To be done: Don't include pictures. Quote the lines below from the first through the line that contains "va='center', fontsize=22, color=txt)".

Supplied records:
########################################
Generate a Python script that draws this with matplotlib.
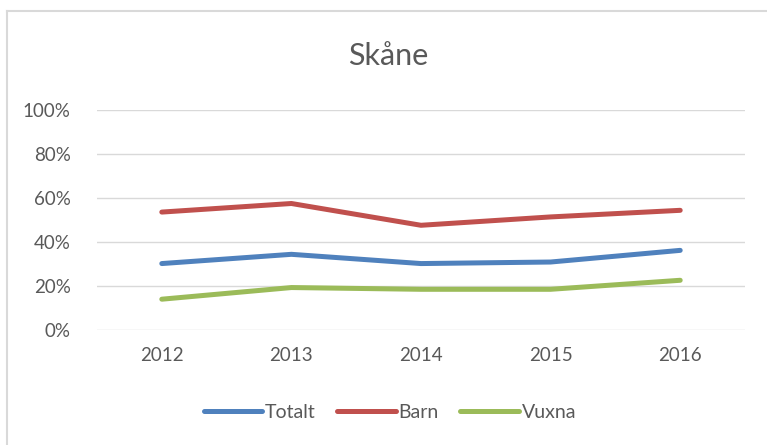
import matplotlib.pyplot as plt
from matplotlib.lines import Line2D
from matplotlib.ticker import PercentFormatter

years = ['2012', '2013', '2014', '2015', '2016']
totalt = [30.2, 34.4, 30.2, 30.9, 36.2]
barn = [53.6, 57.5, 47.6, 51.4, 54.4]
vuxna = [14.0, 19.3, 18.5, 18.5, 22.6]

plt.rcParams['font.family'] = ['Lato', 'DejaVu Sans']
txt = '#595959'

fig = plt.figure(figsize=(7.67, 4.45), dpi=100)
ax = fig.add_axes([97/767, 115/445, 648/767, 220/445])

x = range(len(years))
ax.plot(x, totalt, color='#4F81BD', lw=3.6, label='Totalt', solid_capstyle='round')
ax.plot(x, barn, color='#C0504D', lw=3.6, label='Barn', solid_capstyle='round')
ax.plot(x, vuxna, color='#9BBB59', lw=3.6, label='Vuxna', solid_capstyle='round')

ax.set_xlim(-0.5, len(years) - 0.5)
ax.set_ylim(0, 100)
ax.set_yticks(range(0, 101, 20))
ax.yaxis.set_major_formatter(PercentFormatter(decimals=0))
ax.set_xticks(list(x))
ax.set_xticklabels(years)
ax.grid(axis='y', color='#D9D9D9', lw=1)
ax.set_axisbelow(True)
for s in ax.spines.values():
    s.set_visible(False)
ax.tick_params(length=0, labelsize=13.5, colors=txt)
ax.tick_params(axis='y', pad=19)
ax.tick_params(axis='x', pad=12)

fig.text(388/767, 1 - 56/445, 'Skåne', ha='center', va='center', fontsize=22, color=txt)

leg = fig.legend(loc='center', bbox_to_anchor=(390/767, 1 - 412/445), ncol=3, frameon=False,
                 fontsize=14, handlelength=3.0, handletextpad=0.15, columnspacing=1.1)
for t in leg.get_texts():
    t.set_color(txt)

# chart frame edge (top and left only, as in the screenshot)
fig.add_artist(Line2D([7/767, 1], [1 - 11/445, 1 - 11/445], transform=fig.transFigure,
                      color='#D9D9D9', lw=1.5))
fig.add_artist(Line2D([7/767, 7/767], [0, 1 - 11/445], transform=fig.transFigure,
                      color='#D9D9D9', lw=1.5))

fig.savefig('out.png', dpi=100)
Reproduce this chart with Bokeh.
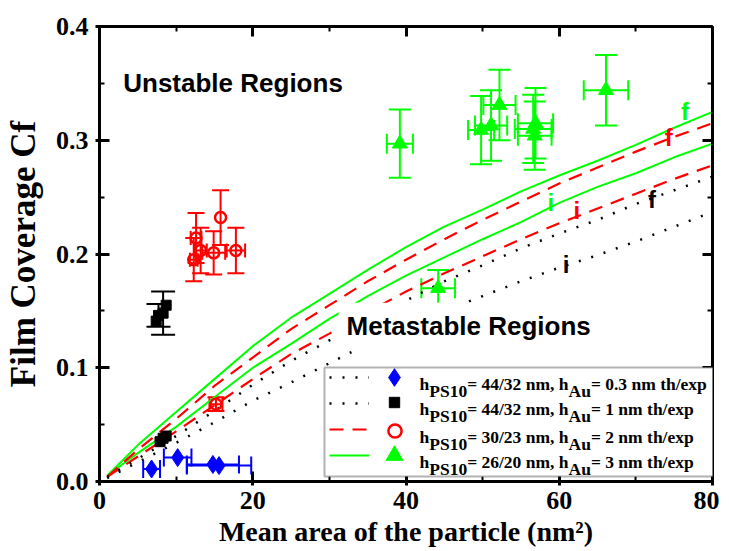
import numpy as np
from bokeh.plotting import figure
from bokeh.models import (Range1d, LinearAxis, Label, Legend, LegendItem, Whisker, TeeHead,
                          ColumnDataSource, BoxAnnotation, PrintfTickFormatter,
                          SingleIntervalTicker, CustomJSTickFormatter)
from bokeh.embed import file_html
from bokeh.resources import INLINE
from bokeh.core.properties import value

# ---------------- data ----------------
curve_x = [1, 5, 10, 15, 20, 25, 30, 35, 40, 45, 50, 55, 60, 65, 70, 75, 80]
green_f = [0.005, 0.032, 0.061, 0.090, 0.119, 0.144, 0.165, 0.186, 0.206, 0.224, 0.239, 0.255, 0.269, 0.282, 0.296, 0.311, 0.325]
green_i = [0.005, 0.025, 0.048, 0.074, 0.100, 0.121, 0.143, 0.163, 0.181, 0.197, 0.213, 0.228, 0.245, 0.259, 0.271, 0.285, 0.297]
red_f = [0.004, 0.028, 0.055, 0.084, 0.109, 0.134, 0.155, 0.176, 0.195, 0.213, 0.230, 0.246, 0.262, 0.276, 0.290, 0.303, 0.315]
red_i = [0.004, 0.022, 0.044, 0.067, 0.090, 0.112, 0.130, 0.149, 0.167, 0.183, 0.198, 0.213, 0.227, 0.240, 0.253, 0.266, 0.278]
black_f = [0.004, 0.020, 0.040, 0.062, 0.085, 0.106, 0.124, 0.142, 0.159, 0.176, 0.190, 0.205, 0.218, 0.230, 0.244, 0.256, 0.268]
black_i = [0.003, 0.017, 0.034, 0.052, 0.071, 0.087, 0.104, 0.121, 0.136, 0.150, 0.163, 0.176, 0.188, 0.199, 0.211, 0.224, 0.237]

blue_x = [6.8, 10.2, 14.8, 15.6]
blue_y = [0.011, 0.021, 0.015, 0.014]
blue_xerr = [1.1, 1.8, 3.4, 4.2]

sq_x = [7.4, 7.7, 8.3, 8.7, 7.9, 8.3, 8.7]
sq_y = [0.141, 0.146, 0.148, 0.155, 0.035, 0.038, 0.040]
sq_yerr = [0.0, 0.010, 0.019, 0.0, 0.003, 0.003, 0.003]

rc_x = [15.8, 12.6, 12.3, 13.2, 14.9, 17.8, 15.2]
rc_y = [0.232, 0.214, 0.195, 0.203, 0.201, 0.203, 0.068]
rc_yerr = [0.024, 0.022, 0.019, 0.020, 0.019, 0.020, 0.006]
rc_xerr = [0.0, 0.7, 0.5, 0.8, 1.5, 1.2, 0.85]

tri_x = [39.2, 44.2, 49.8, 51.1, 52.2, 56.9, 56.6, 56.8, 66.1]
tri_y = [0.297, 0.170, 0.309, 0.313, 0.331, 0.315, 0.310, 0.304, 0.344]
tri_yerr = [0.030, 0.016, 0.030, 0.031, 0.031, 0.031, 0.030, 0.030, 0.031]
tri_xerr = [1.7, 2.2, 1.7, 2.1, 2.1, 2.3, 2.4, 2.2, 2.9]

lab_text = ["f", "i", "f", "i", "f", "i"]
lab_x = [76.4, 58.9, 74.3, 62.3, 72.1, 60.9]
lab_y = [0.325, 0.245, 0.302, 0.238, 0.248, 0.191]
lab_color = ["#00ff00", "#00ff00", "#ff0000", "#ff0000", "black", "black"]

leg_h = ["44/32", "44/32", "30/23", "26/20"]
leg_au = ["0.3", "1", "2", "3"]

GREEN, RED, BLUE = "#00ff00", "#ff0000", "#0000ff"
SERIF = "Liberation Serif"
SANS = "Liberation Sans"

# ---------------- figure ----------------
p = figure(width=719, height=549, x_range=Range1d(0, 80), y_range=Range1d(0, 0.4),
           output_backend="svg", toolbar_location=None,
           min_border_left=95, min_border_right=7, min_border_top=26, min_border_bottom=67,
           background_fill_color="white", border_fill_color="white", outline_line_color=None)
p.xgrid.visible = False
p.ygrid.visible = False


def style_axis(ax, labels=True):
    ax.axis_line_width = 3
    ax.axis_line_color = "black"
    ax.major_tick_line_width = 3
    ax.minor_tick_line_width = 2
    ax.major_tick_in = 10
    ax.major_tick_out = 4 if labels else 0
    ax.minor_tick_in = 5
    ax.minor_tick_out = 0
    ax.major_label_text_font = SERIF
    ax.major_label_text_font_style = "bold"
    ax.major_label_text_font_size = "26px"
    ax.major_label_text_color = "black"
    ax.axis_label_text_font = SERIF
    ax.axis_label_text_font_style = "bold"
    ax.axis_label_text_color = "black"
    if not labels:
        ax.formatter = CustomJSTickFormatter(code="return ''")
        ax.major_label_standoff = 0


xt = lambda: SingleIntervalTicker(interval=20, num_minor_ticks=2)
yt = lambda: SingleIntervalTicker(interval=0.1, num_minor_ticks=2)

p.xaxis[0].ticker = xt()
p.yaxis[0].ticker = yt()
p.yaxis[0].formatter = PrintfTickFormatter(format="%.1f")
style_axis(p.xaxis[0])
style_axis(p.yaxis[0])
p.xaxis[0].major_label_standoff = 6
p.yaxis[0].major_label_standoff = 7

p.xaxis[0].axis_label = "Mean area of the particle (nm\u00b2)"
p.xaxis[0].axis_label_text_font_size = "28px"
p.xaxis[0].axis_label_standoff = 4
p.yaxis[0].axis_label = "Film Coverage Cf"
p.yaxis[0].axis_label_text_font_size = "35px"
p.yaxis[0].axis_label_standoff = 10

top_ax = LinearAxis(ticker=xt())
right_ax = LinearAxis(ticker=yt())
style_axis(top_ax, labels=False)
style_axis(right_ax, labels=False)
p.add_layout(top_ax, "above")
p.add_layout(right_ax, "right")

# ---------------- curves ----------------
r_gf = p.line(curve_x, green_f, line_color=GREEN, line_width=2)
r_gi = p.line(curve_x, green_i, line_color=GREEN, line_width=2)
r_rf = p.line(curve_x, red_f, line_color=RED, line_width=2.2, line_dash="14 9")
r_ri = p.line(curve_x, red_i, line_color=RED, line_width=2.2, line_dash="14 9")
r_bf = p.line(curve_x, black_f, line_color="black", line_width=2.5, line_dash="2 11")
r_bi = p.line(curve_x, black_i, line_color="black", line_width=2.5, line_dash="2 11")

p.text(lab_x, lab_y, text=lab_text, text_color=lab_color, text_font=value(SANS),
       text_font_style="bold", text_font_size="24px", text_align="center", text_baseline="middle")


# ---------------- error bars ----------------
def errbars(x, y, err, color, dim, head=20):
    keep = [k for k in range(len(x)) if err[k] > 0]
    xs = np.array([x[k] for k in keep]); ys = np.array([y[k] for k in keep]); es = np.array([err[k] for k in keep])
    if dim == "height":
        src = ColumnDataSource(dict(b=xs, lo=ys - es, hi=ys + es))
    else:
        src = ColumnDataSource(dict(b=ys, lo=xs - es, hi=xs + es))
    w = Whisker(base="b", lower="lo", upper="hi", source=src, dimension=dim,
                line_color=color, line_width=2,
                upper_head=TeeHead(size=head, line_color=color, line_width=2),
                lower_head=TeeHead(size=head, line_color=color, line_width=2))
    p.add_layout(w)


errbars(blue_x, blue_y, blue_xerr, BLUE, "width", 18)
errbars(sq_x[:4], sq_y[:4], sq_yerr[:4], "black", "height", 24)
errbars(sq_x[4:], sq_y[4:], sq_yerr[4:], "black", "height", 8)
errbars(rc_x, rc_y, rc_yerr, RED, "height", 17)
errbars(rc_x, rc_y, rc_xerr, RED, "width", 14)
errbars(tri_x, tri_y, tri_yerr, GREEN, "height", 22)
errbars(tri_x, tri_y, tri_xerr, GREEN, "width", 20)

# ---------------- markers ----------------
r_bd = p.scatter(blue_x, blue_y, marker="diamond", size=18, fill_color=BLUE, line_color=BLUE)
r_sq = p.scatter(sq_x, sq_y, marker="square", size=10, fill_color="black", line_color="black")
r_rc = p.scatter(rc_x, rc_y, marker="circle", size=11, fill_color=None, line_color=RED, line_width=2.5)
r_tr = p.scatter(tri_x, tri_y, marker="triangle", size=15, fill_color=GREEN, line_color=GREEN)

# ---------------- region labels ----------------
p.add_layout(Label(x=3.1, y=0.350, text="Unstable Regions", text_font=SANS, text_font_style="bold",
                   text_font_size="26px", text_baseline="middle", text_color="black"))
p.add_layout(Label(x=31.2, y=0.137, text="Metastable Regions", text_font=SANS, text_font_style="bold",
                   text_font_size="26px", text_baseline="middle", text_color="black",
                   background_fill_color="white", background_fill_alpha=1.0, padding=8))

# ---------------- legend ----------------
p.add_layout(BoxAnnotation(left=225, right=616, top=114, bottom=5,
                           left_units="screen", right_units="screen", top_units="screen", bottom_units="screen",
                           fill_color="white", fill_alpha=1.0, line_color="black", line_width=2))

leg_common = dict(orientation="vertical", padding=0, margin=0,
                  label_standoff=0, label_width=0, label_height=1, label_text_font_size="1px",
                  background_fill_alpha=0, border_line_color=None, inactive_fill_alpha=0)
# line samples (one block of 4 rows)
L1 = Legend(items=[LegendItem(label=" ", renderers=[r]) for r in (r_bf, r_bi, r_rf, r_gf)],
            location=(230, 16), glyph_width=40, glyph_height=20, spacing=6, **leg_common)
p.add_layout(L1)
# marker samples: one legend per row so each marker gets its own size (legend marker = 0.4 * box)
row_cy = [104, 79, 51, 26]      # row centres, px above the frame bottom
box = [44, 26, 33, 42]          # glyph box -> marker sizes ~18, 10, 13, 17
for r, cy, b in zip((r_bd, r_sq, r_rc, r_tr), row_cy, box):
    Lm = Legend(items=[LegendItem(label=" ", renderers=[r])], location=(295 - b / 2, cy - b / 2),
                glyph_width=b, glyph_height=b, spacing=0, **leg_common)
    p.add_layout(Lm)

W = {' ': 250, '(': 333, ')': 333, ',': 250, '.': 250, '/': 278, '=': 570, 'A': 722, 'C': 722,
     'F': 611, 'M': 944, 'P': 611, 'S': 556, 'a': 500, 'c': 444, 'e': 444, 'f': 333, 'g': 500,
     'h': 556, 'i': 278, 'l': 278, 'm': 833, 'n': 556, 'o': 500, 'p': 556, 'r': 444, 't': 333,
     'u': 556, 'v': 500, 'x': 500}
for d in "0123456789":
    W[d] = 500


def tw(s, size):
    return sum(W[c] for c in s) / 1000.0 * size


def rich(x0, y0, parts):
    """parts: (text, size, shift) ; shift moves a subscript down."""
    pos = 0.0
    for text, size, shift in parts:
        p.add_layout(Label(x=x0 + pos, y=y0 - shift, x_units="screen", y_units="screen", text=text,
                           text_font=SERIF, text_font_style="bold", text_font_size=f"{size}px",
                           text_baseline="alphabetic", text_align="left", text_color="black"))
        pos += tw(text, size)


FS = 17.5
text_base = [98, 73, 45, 20]
for k in range(4):
    rich(320, text_base[k], [("h", FS, 0), ("PS10", FS, 7), (f"= {leg_h[k]} nm, h", FS, 0), ("Au", FS, 7),
                             (f"= {leg_au[k]} nm th/exp", FS, 0)])

open("out.html", "w").write(file_html(p, INLINE))
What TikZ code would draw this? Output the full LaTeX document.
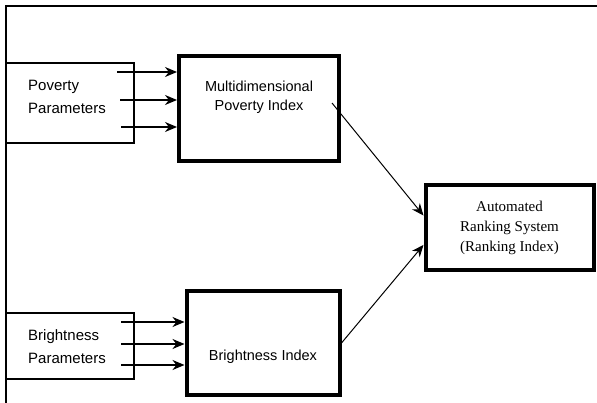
\documentclass[tikz,border=0pt]{standalone}
\usepackage{fontspec}
\setmainfont{Liberation Sans}
\newfontfamily\rankfont{Liberation Serif}
\usetikzlibrary{arrows.meta,calc}
\tikzset{
  parambox/.style={draw, line width=1.2pt, minimum width=128pt, inner sep=0pt},
  indexbox/.style={draw, line width=4pt, inner sep=0pt},
  inarrow/.style={line width=1.3pt, -{Stealth[length=12pt,width=10pt]}},
  outarrow/.style={line width=1pt, -{Stealth[length=12pt,width=10pt]}}
}

\begin{document}
\begin{tikzpicture}[x=1pt, y=-1pt, font=\fontsize{14.5}{19}\selectfont]

    \useasboundingbox (0,0) rectangle (597,403);

    % Frame
    \coordinate (FrameB) at (6,403);
    \coordinate (FrameC) at (6,6);
    \coordinate (FrameR) at (597,6);
    \draw[line width=1.2pt] (FrameB) -- (FrameC) -- (FrameR);

    % Nodes
    \node[parambox, minimum height=80pt] (PovPar) at (70,103) {};
    \node[align=left, font=\fontsize{15}{23}\selectfont] (PovText) at (67,97) {Poverty\\Parameters};
    \node[indexbox, minimum width=160pt, minimum height=105pt] (MPI) at (259,109) {};
    \node[align=center] (MPItext) at (259,97) {Multidimensional\\Poverty Index};
    \node[parambox, minimum height=66pt] (BriPar) at (70,346) {};
    \node[align=left, font=\fontsize{15}{23}\selectfont] (BriText) at (67,347) {Brightness\\Parameters};
    \node[indexbox, minimum width=153pt, minimum height=103pt] (BI) at (263,343) {};
    \node (BItext) at (263,357) {Brightness Index};
    \node[indexbox, minimum width=168pt, minimum height=85pt, align=center, font=\rankfont\fontsize{15}{20}\selectfont] (Rank) at (509.5,228) {Automated\\Ranking System\\(Ranking Index)};

    % Poverty inputs
    \coordinate (p1) at (117,72);
    \coordinate (p2) at (120,100);
    \coordinate (p3) at (121,127);
    \draw[inarrow] (p1) -- (p1 -| MPI.west);
    \draw[inarrow] (p2) -- (p2 -| MPI.west);
    \draw[inarrow] (p3) -- (p3 -| MPI.west);

    % Brightness inputs
    \coordinate (b1) at (121,322);
    \coordinate (b2) at (121,344);
    \coordinate (b3) at (121,365);
    \draw[inarrow] (b1) -- (b1 -| BI.west);
    \draw[inarrow] (b2) -- (b2 -| BI.west);
    \draw[inarrow] (b3) -- (b3 -| BI.west);

    % Into ranking
    \coordinate (mpiout) at (332,103);
    \draw[outarrow] (mpiout) -- ($(Rank.north west)!0.36!(Rank.south west)$);
    \draw[outarrow] (BI.east) -- ($(Rank.north west)!0.69!(Rank.south west)$);

\end{tikzpicture}
\end{document}
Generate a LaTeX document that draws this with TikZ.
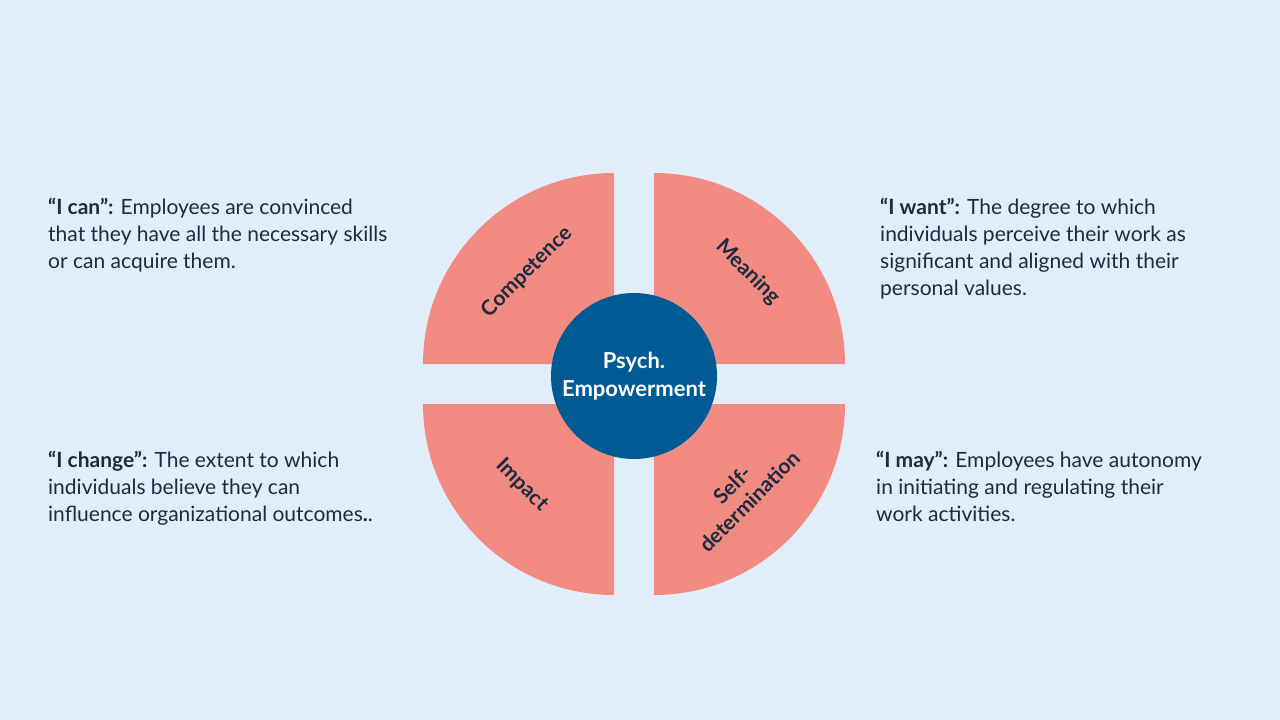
\documentclass[tikz,border=0pt]{standalone}
\usepackage{fontspec}
\setmainfont{Lato}
\definecolor{bgblue}{HTML}{E1EDF8}
\definecolor{wedge}{HTML}{F28B82}
\definecolor{coreblue}{HTML}{005A94}
\definecolor{ink}{HTML}{1C2B40}
\tikzset{
  quarter/.style={fill=wedge},
  wlabel/.style={font=\fontsize{21}{24}\selectfont\bfseries, text=ink, align=center},
  desc/.style={font=\fontsize{21}{27}\selectfont, text=ink, align=left, anchor=north west, inner sep=0pt}
}
\begin{document}
\begin{tikzpicture}[x=1pt,y=-1pt]
\fill[bgblue] (0,0) rectangle (1280,720);
\useasboundingbox (0,0) rectangle (1280,720);
% four quarters
\fill[quarter] (614,364) -- (423,364) arc[start angle=180,end angle=270,radius=191] -- cycle;
\fill[quarter] (654,364) -- (654,173) arc[start angle=270,end angle=360,radius=191] -- cycle;
\fill[quarter] (654,404) -- (845,404) arc[start angle=0,end angle=90,radius=191] -- cycle;
\fill[quarter] (614,404) -- (614,595) arc[start angle=90,end angle=180,radius=191] -- cycle;
\node[wlabel, rotate=45] (competence) at (527,272) {Competence};
\node[wlabel, rotate=-45] (meaning) at (748,272) {Meaning};
\node[wlabel, rotate=-45] (impact) at (522,485) {Impact};
\node[wlabel, rotate=45] (selfdet) at (741,493) {Self-\\determination};
% core
\node[circle, fill=coreblue, minimum size=166pt, inner sep=0pt, text=white, align=center,
  font=\fontsize{22}{28}\selectfont\bfseries] (core) at (634,376) {Psych.\\Empowerment};
% descriptions
\node[desc] (can) at (48,198) {\textbf{“I can":} Employees are convinced\\that they have all the necessary skills\\or can acquire them.};
\node[desc] (want) at (880,198) {\textbf{“I want":} The degree to which\\individuals perceive their work as\\significant and aligned with their\\personal values.};
\node[desc] (change) at (48,451) {\textbf{“I change":} The extent to which\\individuals believe they can\\influence organizational outcomes\textbf{.}.};
\node[desc] (may) at (876,451) {\textbf{“I may":} Employees have autonomy\\in initiating and regulating their\\work activities.};
\end{tikzpicture}
\end{document}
########################################
Output below:
Generate a Python script that draws this with matplotlib.
import matplotlib.pyplot as plt
from matplotlib.lines import Line2D
from matplotlib.ticker import PercentFormatter

years = ['2012', '2013', '2014', '2015', '2016']
totalt = [30.2, 34.4, 30.2, 30.9, 36.2]
barn = [53.6, 57.5, 47.6, 51.4, 54.4]
vuxna = [14.0, 19.3, 18.5, 18.5, 22.6]

plt.rcParams['font.family'] = ['Lato', 'DejaVu Sans']
txt = '#595959'

fig = plt.figure(figsize=(7.67, 4.45), dpi=100)
ax = fig.add_axes([97/767, 115/445, 648/767, 220/445])

x = range(len(years))
ax.plot(x, totalt, color='#4F81BD', lw=3.6, label='Totalt', solid_capstyle='round')
ax.plot(x, barn, color='#C0504D', lw=3.6, label='Barn', solid_capstyle='round')
ax.plot(x, vuxna, color='#9BBB59', lw=3.6, label='Vuxna', solid_capstyle='round')

ax.set_xlim(-0.5, len(years) - 0.5)
ax.set_ylim(0, 100)
ax.set_yticks(range(0, 101, 20))
ax.yaxis.set_major_formatter(PercentFormatter(decimals=0))
ax.set_xticks(list(x))
ax.set_xticklabels(years)
ax.grid(axis='y', color='#D9D9D9', lw=1)
ax.set_axisbelow(True)
for s in ax.spines.values():
    s.set_visible(False)
ax.tick_params(length=0, labelsize=13.5, colors=txt)
ax.tick_params(axis='y', pad=19)
ax.tick_params(axis='x', pad=12)

fig.text(388/767, 1 - 56/445, 'Skåne', ha='center', va='center', fontsize=22, color=txt)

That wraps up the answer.